Banquet for the Damned
- First edition
- Author: Adam Nevill
- Language: English
- Genre: Horror
- Published: 2004, PS Publishing 2008, Virgin Books 2014, Pan
- Publication place: United Kingdom
- Media type: Print, ebook
- Pages: 416
- ISBN: 0753513587

= Banquet for the Damned =

2004 horror novel by Adam Nevill

Banquet for the Damned is a 2004 horror novel by British author Adam Nevill. His debut novel, it was first published in 2004 by PS Publishing (where Nevill was credited as Adam L. G. Nevill), was re-published in 2008 through Virgin Books, and again in 2014 through Pan.

==Synopsis==
Dante and Tom are a pair of musicians that have hit rock bottom in their personal lives and in their career.
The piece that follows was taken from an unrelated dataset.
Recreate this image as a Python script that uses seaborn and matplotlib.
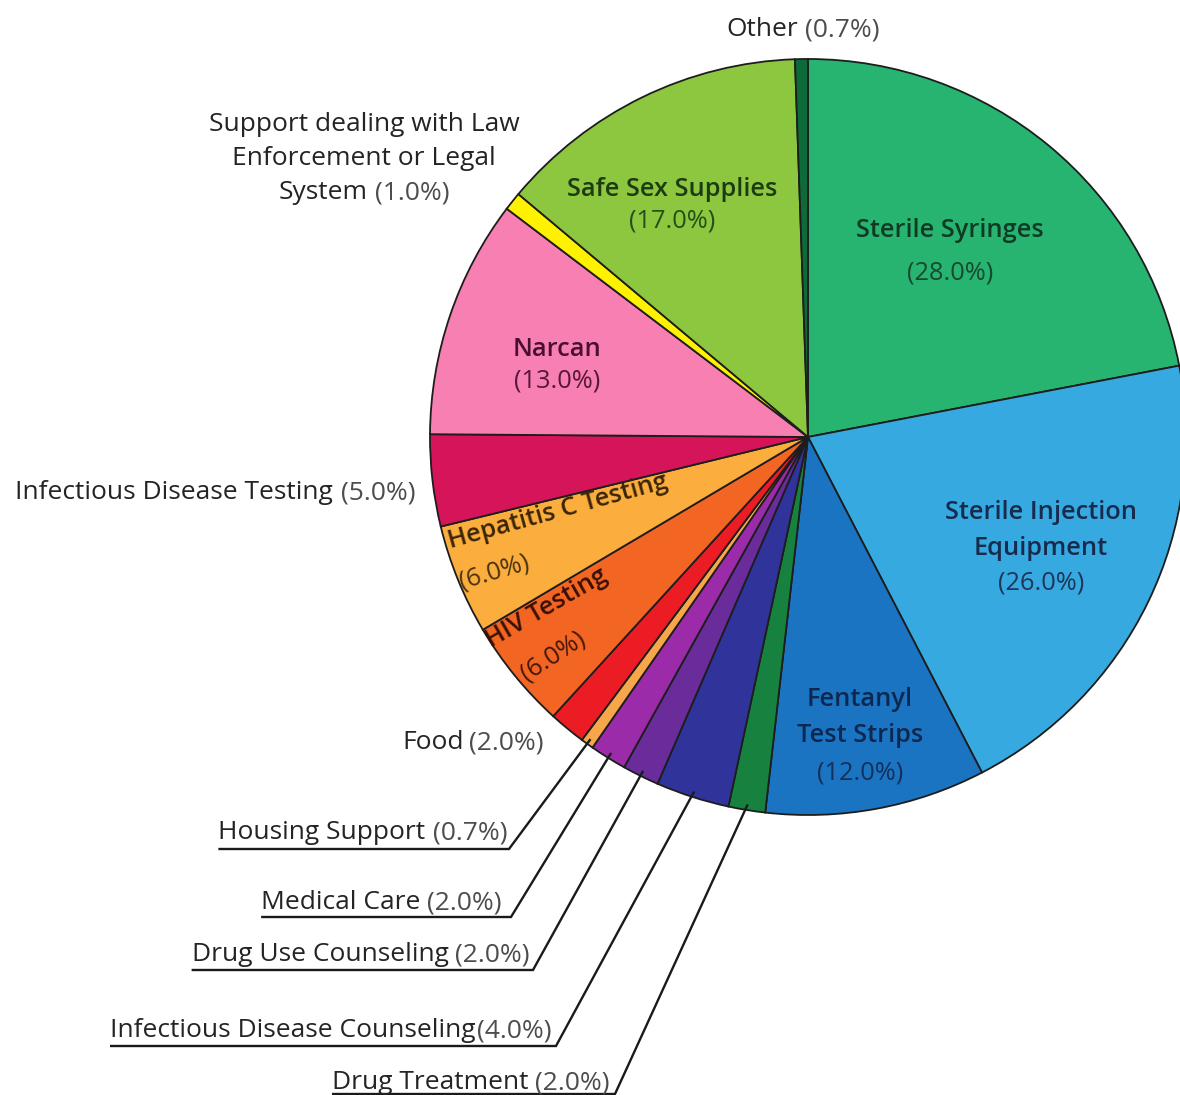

Their friendship is also strained due to Tom, a confirmed lothario, romancing a woman that Dante loved – and then leaving her in favor of accompanying Dante on a trip to St Andrews to meet Eliot Coldwell, a professor at the prestigious University of St Andrews. He is also the author of the book Banquet for the Damned, which has had a particularly strong influence on Dante. However, the two are unaware that there have been a series of strange deaths and disappearances plaguing the area, the only clue to their deaths being that they were students plagued by night terrors prior to their demise. Once at St Andrews Dante is both drawn to and disappointed by Coldwell but is especially taken by his assistant Beth, a mysterious young woman with a strange aura to her. Soon after Dante finds himself obsessed with her, to the point where he ends up nearly shattering his friendship with Tom when he grows jealous over the idea that Tom has pursued her. This jealousy is further spurred by the knowledge that Tom left Dante's old crush because he had gotten her pregnant and she wanted more of a commitment.
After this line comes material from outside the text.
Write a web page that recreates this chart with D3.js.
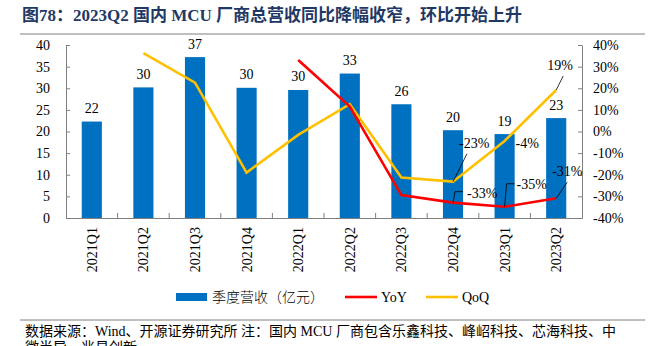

Meanwhile an American anthropology researcher and writer named Hart Miller has begun investigating the missing and dead students, as the case has piqued his interest. He manages to interview several of the students, eventually discovering that they all had one thing in common – they had all belonged to a group led by Coldwell. It is eventually uncovered that the group had taken part in an occult ritual, one that had terrified every member, caused Beth to be possibly possessed by an evil spirit, and unleashed an ancient, hungry being that has since pursued the students one by one, a being that Hart refers to as the Brown Man. As more and more strange events begin to unfold around him, Dante begins to research Coldwell's past himself and comes across Miller, who tells him that it is up to them to stop this ancient being, as it has marked them both for death.

==Reception==
Critical reception for Banquet For the Damned has been positive. The work has received praise from Den of Geek and SciFiNow, the latter stating that while the book's dialogue was stiff, the setting was excellently done and that it was overall well worth reading. The Western Star also praised the novel, citing that it had strong characters and writing that "At essence it is a story of supernatural revenge, with a very authentic and convincing edge."